Making it Accessible in Python

Finally I wrote a lightweight Python 3 module, also called JMXQuery, and published it so it could easily be installed using pip:

pip install jmxquery

The module provides a connection class, JMXConnection, that uses subprocess behind the scenes to run the Jar which is bundled inside the module when it’s installed, and a JMXQuery class that makes it really easy to specify queries that can be run using the JMXConnection:

jmxConnection = JMXConnection("service:jmx:rmi:///jndi/rmi://localhost:9999/jmxrmi")
jmxQuery = [JMXQuery("kafka.cluster:type=*,name=*,topic=*,partition=*",
                         metric_name="kafka_cluster_{type}_{name}",
                         metric_labels={"topic" : "{topic}", "partition" : "{partition}"})]

metrics = jmxConnection.query(jmxQuery)

for metric in metrics:
    print(f"{metric.metric_name}<{metric.metric_labels}> == {metric.value}")

Outputs:

kafka_cluster_Partition_UnderReplicated<{'partition': '0', 'topic': 'test'}> == 0
kafka_cluster_Partition_UnderMinIsr<{'partition': '0', 'topic': 'test'}> == 0
kafka_cluster_Partition_InSyncReplicasCount<{'partition': '0', 'topic': 'test'}> == 1
kafka_cluster_Partition_ReplicasCount<{'partition': '0', 'topic': 'test'}> == 1
kafka_cluster_Partition_LastStableOffsetLag<{'partition': '0', 'topic': 'test'}> == 0

Summary

Although this was originally written for Outlyer, the module is a generic JMX/Python interface which can be used by any monitoring tool.

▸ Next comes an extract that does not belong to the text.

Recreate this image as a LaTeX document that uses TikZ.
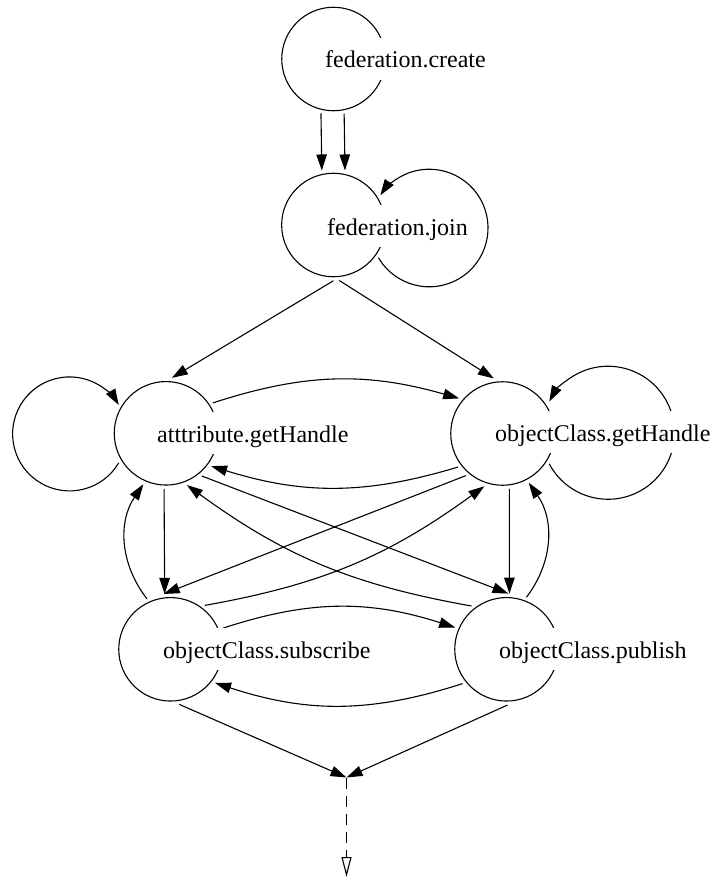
\documentclass[tikz,border=0pt]{standalone}
\usepackage{fontspec}
\setmainfont{Liberation Serif}
\usetikzlibrary{arrows.meta}
\begin{document}
\begin{tikzpicture}[x=1pt,y=1pt,
  statecircle/.style={circle, draw, line width=1.1pt, minimum size=103.5pt, inner sep=0pt, outer sep=4pt},
  nodetext/.style={anchor=base west, fill=white, inner xsep=1pt, inner ysep=5pt,
    text height=25pt, text depth=7pt, font=\fontsize{24}{28}\selectfont},
  flow/.style={line width=1.1pt, -{Triangle[length=16pt,width=10.5pt]}},
  ]
\useasboundingbox (0,0) rectangle (711,-880);

% states
\node[statecircle] (create) at (333.5,-59) {};
\node[statecircle] (join)   at (333.4,-225) {};
\node[statecircle] (attr)   at (166,-433.3) {};
\node[statecircle] (ocgh)   at (502.5,-433.5) {};
\node[statecircle] (sub)    at (170.5,-649.3) {};
\node[statecircle] (pub)    at (506.5,-649.3) {};
\coordinate (merge) at (346.5,-777.5);
\coordinate (final) at (346.5,-877);

% transitions
\draw[flow] (create.257.6) -- (join.102.4);
\draw[flow] (create.281.3) -- (join.78.7);
\draw[flow] (join.-36.7) arc[start angle=210.4, end angle=506.2, radius=58.8];
\draw[flow] (join.-90) -- (attr.84);
\draw[flow] (join.-84) -- (ocgh.99);

\draw[flow] (attr.212.9) arc[start angle=-30.5, end angle=-329.5, radius=57];
\draw[flow] (ocgh.-33.5) arc[start angle=207.9, end angle=512.1, radius=66.5];

\draw[flow] (attr.33) to[bend left=17] (ocgh.141);
\draw[flow] (ocgh.217) to[bend left=17] (attr.-36);

\draw[flow] (attr.-92) -- (sub.96.5);
\draw[flow] (sub.115) to[bend left=36] (attr.246);
\draw[flow] (ocgh.-83) -- (pub.87);
\draw[flow] (pub.69) to[bend right=36] (ocgh.-62);

\draw[flow] (attr.-50) -- (pub.88);
\draw[flow] (pub.129) to[bend left=13] (attr.-68);
\draw[flow] (sub.52) to[bend right=13] (ocgh.251);
\draw[flow] (ocgh.229) -- (sub.97);

\draw[flow] (sub.22) to[bend left=18] (pub.157);
\draw[flow] (pub.218) to[bend left=18] (sub.-37);

\draw[flow] (sub.-81.5) -- (merge);
\draw[flow] (pub.-89) -- (merge);
\draw[line width=1.1pt, dash pattern=on 11pt off 7pt,
  -{Triangle[open,length=20pt,width=10pt]}] (merge) -- (final);

% labels
\node[nodetext] (createtxt) at (324,-68)  {federation.create};
\node[nodetext] (jointxt)   at (326,-235) {federation.join};
\node[nodetext] (attrtxt)   at (156,-442) {atttribute.getHandle};
\node[nodetext] (ocghtxt)   at (494,-441) {objectClass.getHandle};
\node[nodetext] (subtxt)    at (162,-658) {objectClass.subscribe};
\node[nodetext] (pubtxt)    at (498,-658) {objectClass.publish};
\end{tikzpicture}
\end{document}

Other wrappers can easily be written for other languages like Ruby, PHP or Go if needed too.

You can find all the source code on Github here under the MIT open-source license, and contributions for improvements are welcome!

For Outlyer users, all our new integrations will use this module going forwards and it is part of the agent package so you can also use it for any custom integrations you write too without any other setup required. It really does achieve the goal I set out to solve, and make writing and installing Integrations for Java services as easy as non-Java services on Outlyer!